#### [REQUIREMENTS]
In your copy, leave out the pictures; write out all the data exactly.
begin
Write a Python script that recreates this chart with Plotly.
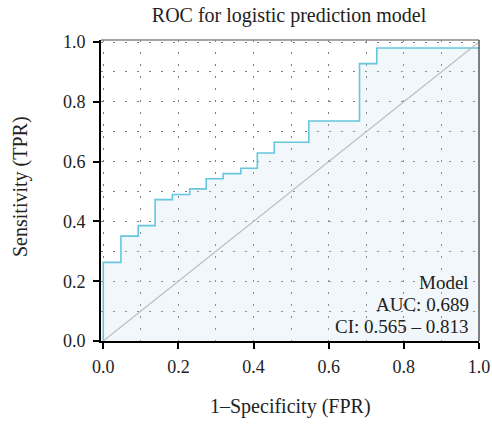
import plotly.graph_objects as go

# ROC curve points (FPR, TPR)
fpr = [0.0, 0.0, 0.047, 0.047, 0.093, 0.093, 0.138, 0.138, 0.184, 0.184, 0.23, 0.23,
       0.274, 0.274, 0.319, 0.319, 0.366, 0.366, 0.41, 0.41, 0.455, 0.455, 0.547, 0.547,
       0.682, 0.682, 0.728, 0.728, 1.0]
tpr = [0.0, 0.263, 0.263, 0.351, 0.351, 0.386, 0.386, 0.473, 0.473, 0.49, 0.49, 0.509,
       0.509, 0.543, 0.543, 0.56, 0.56, 0.578, 0.578, 0.629, 0.629, 0.665, 0.665, 0.736,
       0.736, 0.928, 0.928, 0.98, 0.98]
diag_x = [0, 1]
diag_y = [0, 1]
tick_vals = [0.0, 0.2, 0.4, 0.6, 0.8, 1.0]
tick_text = ["0.0", "0.2", "0.4", "0.6", "0.8", "1.0"]
title_text = "ROC for logistic prediction model"
x_title = "1\u2013Specificity (FPR)"
y_title = "Sensitivity (TPR)"
note_lines = ["Model", "AUC: 0.689", "CI: 0.565 \u2013 0.813"]

FONT = "Liberation Serif, Times New Roman, serif"
TXT = "#222"

L, R, T, B = 101, 13, 40, 86
W, H = 492, 427
PW, PH = W - L - R, H - T - B

fig = go.Figure()
fig.add_trace(go.Scatter(x=fpr, y=tpr, mode="lines", line=dict(color="#66c6de", width=1.6),
                         fill="tozeroy", fillcolor="rgba(195,222,240,0.24)", hoverinfo="skip"))
fig.add_trace(go.Scatter(x=diag_x, y=diag_y, mode="lines", line=dict(color="#bdbdbd", width=1.2),
                         hoverinfo="skip"))

axis_common = dict(
    showline=True, linecolor="black", linewidth=2,
    ticks="outside", ticklen=6, tickwidth=2, tickcolor="black",
    tickvals=tick_vals, ticktext=tick_text,
    showgrid=True, gridcolor="#7a7a7a", gridwidth=1, griddash="2px,10px",
    minor=dict(dtick=0.1, tick0=0, showgrid=True, gridcolor="#7a7a7a", gridwidth=1,
               griddash="2px,10px", ticks=""),
    zeroline=False, automargin=False,
    tickfont=dict(family=FONT, size=18, color=TXT),
)

fig.update_layout(
    width=W, height=H,
    margin=dict(l=L, r=R, t=T, b=B),
    paper_bgcolor="white", plot_bgcolor="white",
    showlegend=False,
    font=dict(family=FONT, color=TXT),
    title=dict(text=title_text, x=289 / W, xanchor="center", y=1 - 15 / H, yanchor="middle",
               font=dict(family=FONT, size=20, color=TXT)),
    xaxis=dict(range=[-0.006, 1.0], ticklabelstandoff=2, **axis_common),
    yaxis=dict(range=[0, 1.007], ticklabelstandoff=4, **axis_common),
)

# top and right frame lines
fig.add_shape(type="line", xref="paper", yref="paper", x0=0, x1=1, y0=1, y1=1,
              line=dict(color="#888", width=1.5))
fig.add_shape(type="line", xref="paper", yref="paper", x0=1, x1=1, y0=0, y1=1,
              line=dict(color="#555", width=1.5))

# axis titles
fig.add_annotation(text=x_title, xref="paper", yref="paper", x=(290 - L) / PW, y=-(407 - (T + PH)) / PH,
                   xanchor="center", yanchor="middle", showarrow=False,
                   font=dict(family=FONT, size=20, color=TXT))
fig.add_annotation(text=y_title, xref="paper", yref="paper", x=-(L - 20) / PW, y=((T + PH) - 187) / PH,
                   xanchor="center", yanchor="middle", showarrow=False, textangle=-90,
                   font=dict(family=FONT, size=20, color=TXT))

# legend-like note, one line per annotation
for line_text, py in zip(note_lines, [282, 304, 326]):
    fig.add_annotation(text=line_text, xref="paper", yref="paper", x=(471 - L) / PW,
                       y=((T + PH) - py) / PH, xanchor="right", yanchor="middle",
                       showarrow=False, font=dict(family=FONT, size=19, color=TXT))

fig.write_html("out.html")
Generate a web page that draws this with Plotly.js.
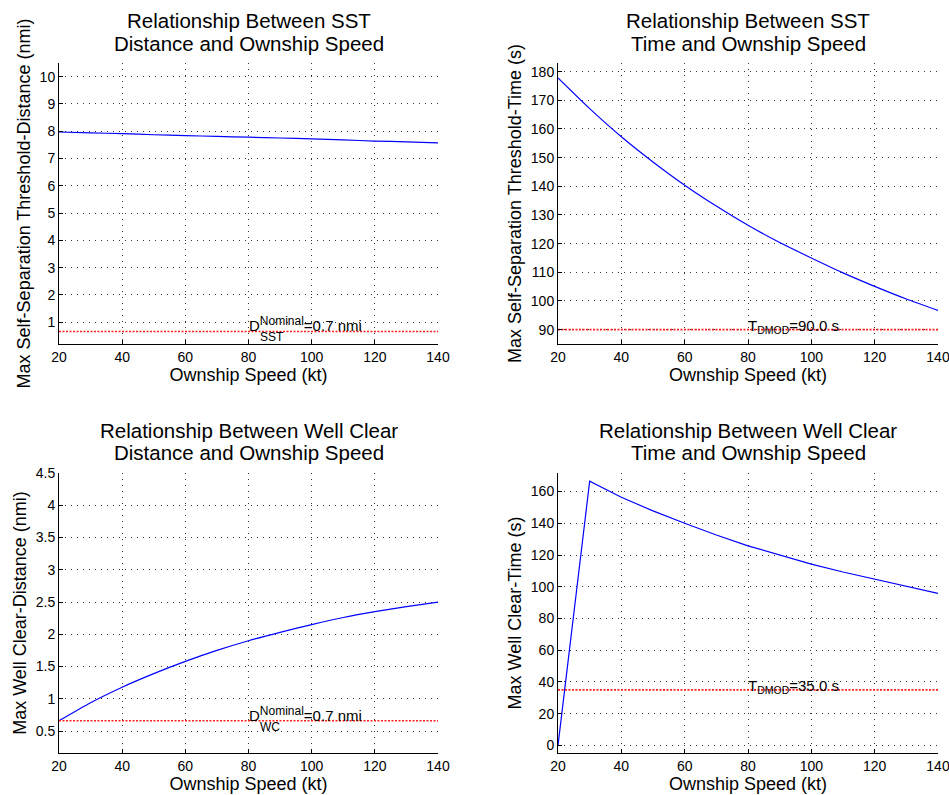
end
#### [FULL RESPONSE]
Write a Python script that recreates this chart with Plotly.
import plotly.graph_objects as go

# ROC curve points (FPR, TPR)
fpr = [0.0, 0.0, 0.047, 0.047, 0.093, 0.093, 0.138, 0.138, 0.184, 0.184, 0.23, 0.23,
       0.274, 0.274, 0.319, 0.319, 0.366, 0.366, 0.41, 0.41, 0.455, 0.455, 0.547, 0.547,
       0.682, 0.682, 0.728, 0.728, 1.0]
tpr = [0.0, 0.263, 0.263, 0.351, 0.351, 0.386, 0.386, 0.473, 0.473, 0.49, 0.49, 0.509,
       0.509, 0.543, 0.543, 0.56, 0.56, 0.578, 0.578, 0.629, 0.629, 0.665, 0.665, 0.736,
       0.736, 0.928, 0.928, 0.98, 0.98]
diag_x = [0, 1]
diag_y = [0, 1]
tick_vals = [0.0, 0.2, 0.4, 0.6, 0.8, 1.0]
tick_text = ["0.0", "0.2", "0.4", "0.6", "0.8", "1.0"]
title_text = "ROC for logistic prediction model"
x_title = "1\u2013Specificity (FPR)"
y_title = "Sensitivity (TPR)"
note_lines = ["Model", "AUC: 0.689", "CI: 0.565 \u2013 0.813"]

FONT = "Liberation Serif, Times New Roman, serif"
TXT = "#222"

L, R, T, B = 101, 13, 40, 86
W, H = 492, 427
PW, PH = W - L - R, H - T - B

fig = go.Figure()
fig.add_trace(go.Scatter(x=fpr, y=tpr, mode="lines", line=dict(color="#66c6de", width=1.6),
                         fill="tozeroy", fillcolor="rgba(195,222,240,0.24)", hoverinfo="skip"))
fig.add_trace(go.Scatter(x=diag_x, y=diag_y, mode="lines", line=dict(color="#bdbdbd", width=1.2),
                         hoverinfo="skip"))

axis_common = dict(
    showline=True, linecolor="black", linewidth=2,
    ticks="outside", ticklen=6, tickwidth=2, tickcolor="black",
    tickvals=tick_vals, ticktext=tick_text,
    showgrid=True, gridcolor="#7a7a7a", gridwidth=1, griddash="2px,10px",
    minor=dict(dtick=0.1, tick0=0, showgrid=True, gridcolor="#7a7a7a", gridwidth=1,
               griddash="2px,10px", ticks=""),
    zeroline=False, automargin=False,
    tickfont=dict(family=FONT, size=18, color=TXT),
)

fig.update_layout(
    width=W, height=H,
    margin=dict(l=L, r=R, t=T, b=B),
    paper_bgcolor="white", plot_bgcolor="white",
    showlegend=False,
    font=dict(family=FONT, color=TXT),
    title=dict(text=title_text, x=289 / W, xanchor="center", y=1 - 15 / H, yanchor="middle",
               font=dict(family=FONT, size=20, color=TXT)),
    xaxis=dict(range=[-0.006, 1.0], ticklabelstandoff=2, **axis_common),
    yaxis=dict(range=[0, 1.007], ticklabelstandoff=4, **axis_common),
)

# top and right frame lines
fig.add_shape(type="line", xref="paper", yref="paper", x0=0, x1=1, y0=1, y1=1,
              line=dict(color="#888", width=1.5))
fig.add_shape(type="line", xref="paper", yref="paper", x0=1, x1=1, y0=0, y1=1,
              line=dict(color="#555", width=1.5))

# axis titles
fig.add_annotation(text=x_title, xref="paper", yref="paper", x=(290 - L) / PW, y=-(407 - (T + PH)) / PH,
                   xanchor="center", yanchor="middle", showarrow=False,
                   font=dict(family=FONT, size=20, color=TXT))
fig.add_annotation(text=y_title, xref="paper", yref="paper", x=-(L - 20) / PW, y=((T + PH) - 187) / PH,
                   xanchor="center", yanchor="middle", showarrow=False, textangle=-90,
                   font=dict(family=FONT, size=20, color=TXT))

# legend-like note, one line per annotation
for line_text, py in zip(note_lines, [282, 304, 326]):
    fig.add_annotation(text=line_text, xref="paper", yref="paper", x=(471 - L) / PW,
                       y=((T + PH) - py) / PH, xanchor="right", yanchor="middle",
                       showarrow=False, font=dict(family=FONT, size=19, color=TXT))

fig.write_html("out.html")
Generate a web page that draws this with Plotly.js.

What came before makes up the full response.